In works such as her Pangolins and the series Remaining Balance Insufficient featuring aquatic mammal skeletons, Rupp bends and welds steel rods into graceful lines as effortlessly as if drawn on paper. The animals’ forms are then sheathed in innumerable, shimmering credit cards as they float jewel-like in the air. However, these pangolins and manatees are victims of environmental exploitation as they wrestle with human-caused habitat degradation. Rupp’s visualization of their plight equates the debt incurred with their survival, leveraged against the temporary advantage of human exploitation. Made as they are of credit cards, this work reminds us that, unlike the world of finance, the biosphere is not man-made, and it’s impossible to manipulate with numbers and percentages. Natural habitat is much easier to destroy than repair.
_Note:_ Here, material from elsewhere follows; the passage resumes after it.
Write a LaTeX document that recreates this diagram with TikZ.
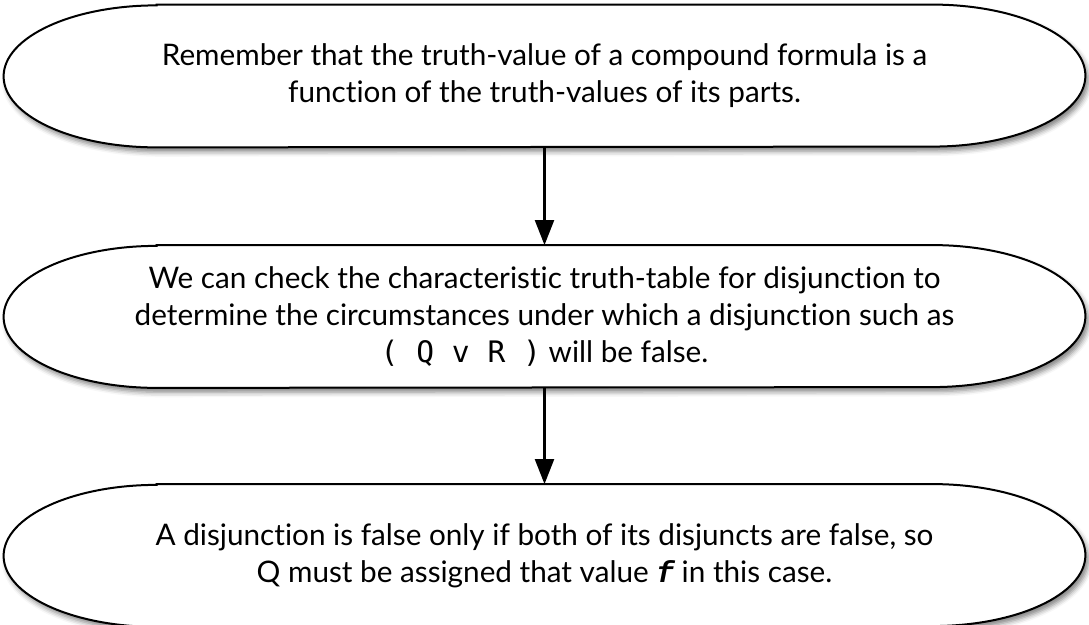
\documentclass[tikz,border=0pt]{standalone}
\usepackage{fontspec}
\setmainfont{Lato}[RawFeature={-liga}]
\newfontfamily\monof{DejaVu Sans Mono}
\newfontfamily\courf{Liberation Mono}
\usetikzlibrary{arrows.meta,backgrounds,shadows.blur}
\tikzset{
  capsule/.style={minimum width=540.5pt, minimum height=71pt, inner sep=0pt,
    align=center, font=\fontsize{14.85pt}{18.5pt}\selectfont},
  capline/.style={draw=black, line width=1pt, fill=white,
    blur shadow={shadow xshift=1.5pt, shadow yshift=-2.2pt, shadow blur radius=2.5pt, shadow opacity=50}},
  flow/.style={line width=1.1pt, -{Triangle[length=12.5pt,width=9.5pt]}}
}
\newcommand\drawcapsule[1]{%
  \draw[capline] ([xshift=76.5pt]#1.north west) -- ([xshift=-76.5pt]#1.north east)
    arc[start angle=90, end angle=-90, x radius=76.5pt, y radius=35.5pt]
    -- ([xshift=76.5pt]#1.south west)
    arc[start angle=270, end angle=90, x radius=76.5pt, y radius=35.5pt] -- cycle;}
\begin{document}
\begin{tikzpicture}[x=0.5pt,y=0.5pt]
\useasboundingbox (0,0) rectangle (1089,625);
\node[capsule] (top) at (544.5,549) {Remember that the truth-value of a compound formula is a\\function of the truth-values of its parts.};
\node[capsule] (mid) at (544.5,308.5) {We can check the characteristic truth-table for disjunction to\\determine the circumstances under which a disjunction such as\\{\monof\fontsize{14.8pt}{18.5pt}\selectfont( Q v R )} will be false.};
\node[capsule] (bot) at (544.5,69.5) {A disjunction is false only if both of its disjuncts are false, so\\Q must be assigned that value {\courf\bfseries\itshape f} in this case.};
\begin{scope}[on background layer]
\drawcapsule{top}
\drawcapsule{mid}
\drawcapsule{bot}
\end{scope}
\draw[flow] (top.south) -- (mid.north);
\draw[flow] (mid.south) -- (bot.north);
\end{tikzpicture}
\end{document}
In addition to numerous sculptures, the exhibition features two giant digital prints on fabric that confront the emergency of non-renewable energy and plastic waste and their enduring damage to terrestrial systems. While these immense banners cannot ever be large enough to fully present this unfolding catastrophe, an abstract appreciation for the beauty of materials out of place is obvious.

As much as Christy Rupp’s art is about ecological emergencies, she is informative without being didactic, while her playful wit and whimsical spirit convey the darkest news. However, her direct and accessible message does not come at the expense of aesthetics as the artist’s accomplished draftsmanship and percussive colors are at once delightful and dramatic. In visualizing the effects of ecological degradation, Christy Rupp does not pinpoint any single culprit – only because there isn’t just one cause; rather, there is a collective complacency that permeates society. Anyone who views Rupp’s work is engaged in some way as a citizen of a world in which it is easier to participate in a petrochemical-fueled lifestyle, blissfully ignorant of our burgeoning carbon footprint and impending doom.